**COLLECTED DATA**.
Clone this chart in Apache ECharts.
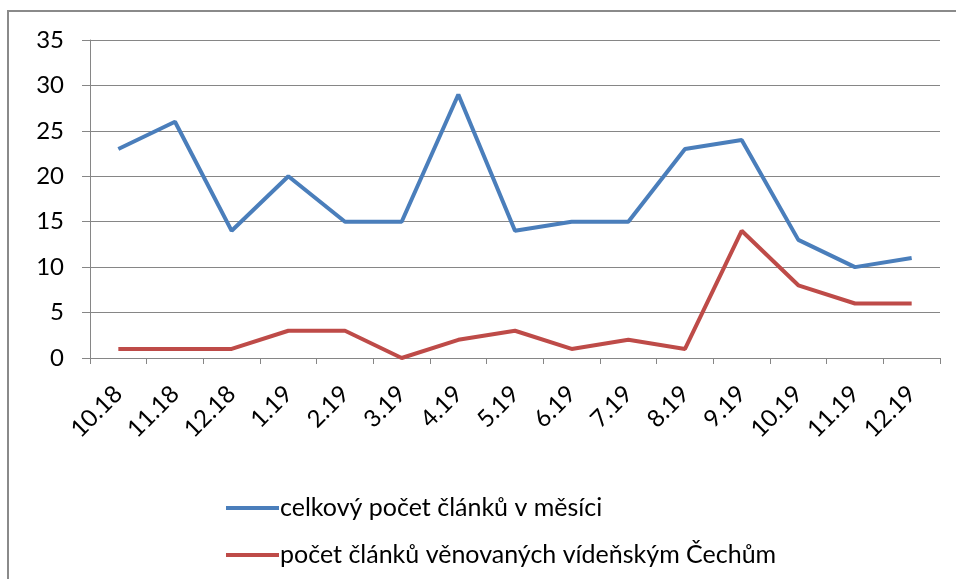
<!DOCTYPE html>
<html>
<head>
<meta charset="utf-8">
<script src="https://cdn.jsdelivr.net/npm/echarts@6/dist/echarts.min.js"></script>
<style>html,body{margin:0;padding:0;background:#fff}#c{width:956px;height:579px}</style>
</head>
<body>
<div id="c"></div>
<script>
const categories = ['10.18','11.18','12.18','1.19','2.19','3.19','4.19','5.19','6.19','7.19','8.19','9.19','10.19','11.19','12.19'];
const totalArticles = [23, 26, 14, 20, 15, 15, 29, 14, 15, 15, 23, 24, 13, 10, 11];
const viennaCzechArticles = [1, 1, 1, 3, 3, 0, 2, 3, 1, 2, 1, 14, 8, 6, 6];
const seriesNames = ['celkový počet článků v měsíci', 'počet článků věnovaných vídeňským Čechům'];

const chart = echarts.init(document.getElementById('c'), null, {renderer: 'canvas'});
const font = 'Lato';
chart.setOption({
  animation: false,
  backgroundColor: '#fff',
  graphic: [{
    type: 'rect', silent: true,
    shape: {x: 8, y: 11, width: 1000, height: 1000},
    style: {fill: 'none', stroke: '#8a8a8a', lineWidth: 2}
  }],
  grid: {left: 90, right: 16, top: 40, bottom: 221},
  xAxis: {
    type: 'category', data: categories, boundaryGap: true,
    axisLine: {lineStyle: {color: '#868686', width: 1}},
    axisTick: {show: true, length: 6, lineStyle: {color: '#868686'}},
    axisLabel: {rotate: 45, margin: 32, color: '#000', fontFamily: font, fontSize: 24, interval: 0}
  },
  yAxis: {
    type: 'value', min: 0, max: 35, interval: 5,
    axisLine: {show: true, lineStyle: {color: '#868686', width: 1}},
    axisTick: {show: true, length: 8, lineStyle: {color: '#868686'}},
    splitLine: {lineStyle: {color: '#868686', width: 1}},
    axisLabel: {margin: 26, color: '#000', fontFamily: font, fontSize: 24}
  },
  legend: {
    orient: 'vertical', left: 221, top: 489,
    itemWidth: 53, itemHeight: 4, itemGap: 19,
    icon: 'rect',
    textStyle: {fontFamily: font, fontSize: 25, color: '#000', padding: [0,0,0,-4], lineHeight: 28},
    data: seriesNames
  },
  series: [
    {name: seriesNames[0], type: 'line', data: totalArticles, showSymbol: false, symbol: 'none',
     lineStyle: {color: '#4A7EBB', width: 4}, itemStyle: {color: '#4A7EBB'}},
    {name: seriesNames[1], type: 'line', data: viennaCzechArticles, showSymbol: false, symbol: 'none',
     lineStyle: {color: '#BE4B48', width: 4}, itemStyle: {color: '#BE4B48'}}
  ]
});
</script>
</body>
</html>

**GOAL OF THE EXERCISE**. Transcribe the full listing above exactly as it stands, minus the pictures.

**TASK OUTPUT**.
Clone this chart in Apache ECharts.
<!DOCTYPE html>
<html>
<head>
<meta charset="utf-8">
<script src="https://cdn.jsdelivr.net/npm/echarts@6/dist/echarts.min.js"></script>
<style>html,body{margin:0;padding:0;background:#fff}#c{width:956px;height:579px}</style>
</head>
<body>
<div id="c"></div>
<script>
const categories = ['10.18','11.18','12.18','1.19','2.19','3.19','4.19','5.19','6.19','7.19','8.19','9.19','10.19','11.19','12.19'];
const totalArticles = [23, 26, 14, 20, 15, 15, 29, 14, 15, 15, 23, 24, 13, 10, 11];
const viennaCzechArticles = [1, 1, 1, 3, 3, 0, 2, 3, 1, 2, 1, 14, 8, 6, 6];
const seriesNames = ['celkový počet článků v měsíci', 'počet článků věnovaných vídeňským Čechům'];

const chart = echarts.init(document.getElementById('c'), null, {renderer: 'canvas'});
const font = 'Lato';
chart.setOption({
  animation: false,
  backgroundColor: '#fff',
  graphic: [{
    type: 'rect', silent: true,
    shape: {x: 8, y: 11, width: 1000, height: 1000},
    style: {fill: 'none', stroke: '#8a8a8a', lineWidth: 2}
  }],
  grid: {left: 90, right: 16, top: 40, bottom: 221},
  xAxis: {
    type: 'category', data: categories, boundaryGap: true,
    axisLine: {lineStyle: {color: '#868686', width: 1}},
    axisTick: {show: true, length: 6, lineStyle: {color: '#868686'}},
    axisLabel: {rotate: 45, margin: 32, color: '#000', fontFamily: font, fontSize: 24, interval: 0}
  },
  yAxis: {
    type: 'value', min: 0, max: 35, interval: 5,
    axisLine: {show: true, lineStyle: {color: '#868686', width: 1}},
    axisTick: {show: true, length: 8, lineStyle: {color: '#868686'}},
    splitLine: {lineStyle: {color: '#868686', width: 1}},
    axisLabel: {margin: 26, color: '#000', fontFamily: font, fontSize: 24}
  },
  legend: {
    orient: 'vertical', left: 221, top: 489,
    itemWidth: 53, itemHeight: 4, itemGap: 19,
    icon: 'rect',
    textStyle: {fontFamily: font, fontSize: 25, color: '#000', padding: [0,0,0,-4], lineHeight: 28},
    data: seriesNames
  },
  series: [
    {name: seriesNames[0], type: 'line', data: totalArticles, showSymbol: false, symbol: 'none',
     lineStyle: {color: '#4A7EBB', width: 4}, itemStyle: {color: '#4A7EBB'}},
    {name: seriesNames[1], type: 'line', data: viennaCzechArticles, showSymbol: false, symbol: 'none',
     lineStyle: {color: '#BE4B48', width: 4}, itemStyle: {color: '#BE4B48'}}
  ]
});
</script>
</body>
</html>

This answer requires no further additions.